None of these issues ever completely broke my game. A quick reload or a bit of troubleshooting would fix stuff. But the frequency with which they happened made it hard to shake the feeling that this game needed a bit more time in the oven.
Still, despite all of that…I do think there’s something unique here. The story goes off the rails in the game’s second half, and melee combat is a huge mess. But the gritty, gross city of Tyndalston looks perfectly rusted and broken. I feel like I should take a shower after playing it.

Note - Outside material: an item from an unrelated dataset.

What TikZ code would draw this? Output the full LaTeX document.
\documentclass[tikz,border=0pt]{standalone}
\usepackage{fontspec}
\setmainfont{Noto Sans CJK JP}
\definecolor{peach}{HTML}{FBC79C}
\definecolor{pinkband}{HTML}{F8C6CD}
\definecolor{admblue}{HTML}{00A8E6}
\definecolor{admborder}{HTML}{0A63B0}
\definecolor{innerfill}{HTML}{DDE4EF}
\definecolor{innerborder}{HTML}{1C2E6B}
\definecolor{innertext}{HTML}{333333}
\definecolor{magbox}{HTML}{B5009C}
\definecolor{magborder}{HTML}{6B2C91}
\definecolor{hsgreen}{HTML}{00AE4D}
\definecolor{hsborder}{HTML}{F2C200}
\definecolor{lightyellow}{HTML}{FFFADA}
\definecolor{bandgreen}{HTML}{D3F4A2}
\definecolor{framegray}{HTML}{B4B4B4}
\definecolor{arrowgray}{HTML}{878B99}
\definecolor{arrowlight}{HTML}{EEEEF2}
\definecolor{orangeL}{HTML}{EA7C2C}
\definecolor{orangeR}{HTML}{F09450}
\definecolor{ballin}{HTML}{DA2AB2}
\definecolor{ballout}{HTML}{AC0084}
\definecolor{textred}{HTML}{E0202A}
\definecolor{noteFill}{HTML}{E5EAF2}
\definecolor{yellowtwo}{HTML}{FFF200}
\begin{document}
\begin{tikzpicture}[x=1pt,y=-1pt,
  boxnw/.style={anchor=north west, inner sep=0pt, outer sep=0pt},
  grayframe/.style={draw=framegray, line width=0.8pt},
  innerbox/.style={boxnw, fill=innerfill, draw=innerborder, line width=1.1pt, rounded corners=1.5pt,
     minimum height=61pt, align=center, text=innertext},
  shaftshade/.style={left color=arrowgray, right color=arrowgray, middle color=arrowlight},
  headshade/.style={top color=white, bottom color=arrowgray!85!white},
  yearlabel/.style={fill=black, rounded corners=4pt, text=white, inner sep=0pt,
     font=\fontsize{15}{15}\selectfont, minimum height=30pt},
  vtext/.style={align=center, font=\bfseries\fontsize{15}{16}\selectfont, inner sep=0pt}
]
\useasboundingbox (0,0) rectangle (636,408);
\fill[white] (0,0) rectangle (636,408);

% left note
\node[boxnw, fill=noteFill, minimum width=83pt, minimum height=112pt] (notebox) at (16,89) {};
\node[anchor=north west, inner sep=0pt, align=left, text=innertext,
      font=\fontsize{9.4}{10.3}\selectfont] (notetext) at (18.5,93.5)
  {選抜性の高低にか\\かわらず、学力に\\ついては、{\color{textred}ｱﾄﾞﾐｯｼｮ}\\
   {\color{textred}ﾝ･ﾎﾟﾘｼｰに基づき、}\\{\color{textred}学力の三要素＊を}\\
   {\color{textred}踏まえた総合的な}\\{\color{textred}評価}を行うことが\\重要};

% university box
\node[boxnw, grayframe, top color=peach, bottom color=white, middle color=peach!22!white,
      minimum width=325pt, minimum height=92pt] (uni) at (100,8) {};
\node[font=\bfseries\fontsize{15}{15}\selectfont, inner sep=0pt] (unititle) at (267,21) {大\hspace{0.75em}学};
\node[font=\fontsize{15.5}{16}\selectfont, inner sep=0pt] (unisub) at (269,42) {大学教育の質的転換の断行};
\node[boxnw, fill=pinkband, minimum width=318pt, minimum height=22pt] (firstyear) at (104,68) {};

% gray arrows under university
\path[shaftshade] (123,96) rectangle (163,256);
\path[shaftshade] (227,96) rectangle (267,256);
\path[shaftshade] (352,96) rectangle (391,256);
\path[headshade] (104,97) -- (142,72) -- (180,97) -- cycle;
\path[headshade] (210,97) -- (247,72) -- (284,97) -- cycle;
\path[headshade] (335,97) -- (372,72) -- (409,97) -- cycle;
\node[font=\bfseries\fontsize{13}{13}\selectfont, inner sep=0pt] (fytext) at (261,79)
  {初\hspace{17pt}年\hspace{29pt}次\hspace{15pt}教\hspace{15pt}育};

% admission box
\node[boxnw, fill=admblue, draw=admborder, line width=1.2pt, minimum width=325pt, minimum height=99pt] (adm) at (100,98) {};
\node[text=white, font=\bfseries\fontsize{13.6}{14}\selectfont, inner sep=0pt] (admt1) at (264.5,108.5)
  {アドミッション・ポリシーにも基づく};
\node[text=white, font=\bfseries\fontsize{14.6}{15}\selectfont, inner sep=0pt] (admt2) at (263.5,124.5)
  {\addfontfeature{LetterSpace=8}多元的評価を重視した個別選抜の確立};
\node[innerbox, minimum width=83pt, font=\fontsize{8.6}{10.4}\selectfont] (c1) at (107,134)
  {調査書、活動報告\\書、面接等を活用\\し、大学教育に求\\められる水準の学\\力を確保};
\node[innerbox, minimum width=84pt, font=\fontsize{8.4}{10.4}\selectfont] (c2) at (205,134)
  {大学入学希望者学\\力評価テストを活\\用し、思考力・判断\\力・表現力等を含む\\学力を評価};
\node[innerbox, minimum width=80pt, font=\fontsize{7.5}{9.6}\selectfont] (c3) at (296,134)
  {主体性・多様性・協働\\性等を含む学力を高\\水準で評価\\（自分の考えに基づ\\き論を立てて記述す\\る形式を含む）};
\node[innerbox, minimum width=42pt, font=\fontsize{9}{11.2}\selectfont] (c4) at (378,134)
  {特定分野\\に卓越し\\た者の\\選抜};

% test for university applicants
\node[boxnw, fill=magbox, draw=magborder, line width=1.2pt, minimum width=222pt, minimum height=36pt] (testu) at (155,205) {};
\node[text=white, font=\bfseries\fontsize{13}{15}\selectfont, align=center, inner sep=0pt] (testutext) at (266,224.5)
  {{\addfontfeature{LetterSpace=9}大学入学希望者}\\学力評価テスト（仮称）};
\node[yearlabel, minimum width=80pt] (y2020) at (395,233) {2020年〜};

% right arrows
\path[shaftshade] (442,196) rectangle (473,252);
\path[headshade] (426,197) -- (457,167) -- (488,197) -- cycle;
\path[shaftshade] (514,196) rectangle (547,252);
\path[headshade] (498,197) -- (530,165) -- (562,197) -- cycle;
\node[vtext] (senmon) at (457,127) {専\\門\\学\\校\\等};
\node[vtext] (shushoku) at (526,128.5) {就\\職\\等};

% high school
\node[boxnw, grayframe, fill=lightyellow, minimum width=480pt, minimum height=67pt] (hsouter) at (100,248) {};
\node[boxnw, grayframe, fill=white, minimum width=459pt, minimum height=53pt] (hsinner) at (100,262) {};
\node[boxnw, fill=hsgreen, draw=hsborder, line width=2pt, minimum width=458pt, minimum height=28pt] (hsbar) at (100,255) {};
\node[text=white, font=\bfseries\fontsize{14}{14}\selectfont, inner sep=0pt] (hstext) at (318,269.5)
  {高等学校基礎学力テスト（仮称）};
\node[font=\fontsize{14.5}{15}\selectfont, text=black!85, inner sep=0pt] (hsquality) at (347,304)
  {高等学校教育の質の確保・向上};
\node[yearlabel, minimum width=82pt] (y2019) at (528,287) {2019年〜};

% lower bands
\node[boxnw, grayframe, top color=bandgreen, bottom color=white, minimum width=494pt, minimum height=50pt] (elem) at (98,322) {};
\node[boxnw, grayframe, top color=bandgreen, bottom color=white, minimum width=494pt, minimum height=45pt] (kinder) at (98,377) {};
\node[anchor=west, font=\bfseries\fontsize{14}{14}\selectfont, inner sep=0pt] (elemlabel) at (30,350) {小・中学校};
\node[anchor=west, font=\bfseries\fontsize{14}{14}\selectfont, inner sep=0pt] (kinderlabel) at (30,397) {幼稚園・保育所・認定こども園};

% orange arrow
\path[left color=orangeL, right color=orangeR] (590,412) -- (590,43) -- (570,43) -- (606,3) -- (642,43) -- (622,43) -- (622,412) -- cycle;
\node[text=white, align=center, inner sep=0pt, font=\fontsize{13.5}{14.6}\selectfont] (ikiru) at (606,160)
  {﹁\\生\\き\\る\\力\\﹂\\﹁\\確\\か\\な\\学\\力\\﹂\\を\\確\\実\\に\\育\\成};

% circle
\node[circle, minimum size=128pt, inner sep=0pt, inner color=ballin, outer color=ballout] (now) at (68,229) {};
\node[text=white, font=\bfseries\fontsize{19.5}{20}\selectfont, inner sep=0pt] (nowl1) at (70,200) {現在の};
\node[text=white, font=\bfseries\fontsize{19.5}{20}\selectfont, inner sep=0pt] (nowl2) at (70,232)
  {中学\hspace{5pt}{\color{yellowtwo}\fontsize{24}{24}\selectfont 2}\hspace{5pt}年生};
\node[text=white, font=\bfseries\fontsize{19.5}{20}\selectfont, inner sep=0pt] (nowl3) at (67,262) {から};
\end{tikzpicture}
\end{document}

And the grounded, gang-focused, street-level action is vastly different from what can be found in most similar games, like GTA V, Saints Row, Far Cry, and Watch Dogs 2. While I enjoy those games a lot, it was nice to spend a few nights in the muck, slamming old cars against other old cars all in the pursuit of a few hundred bucks.
For those who loved GTA IV‘s grittier tone, especially those opening hours, and who can put up with a lot of jank, Samson: A Tyndalston Story could be worth checking out. Just expect a lot of road bumps on this urban adventure.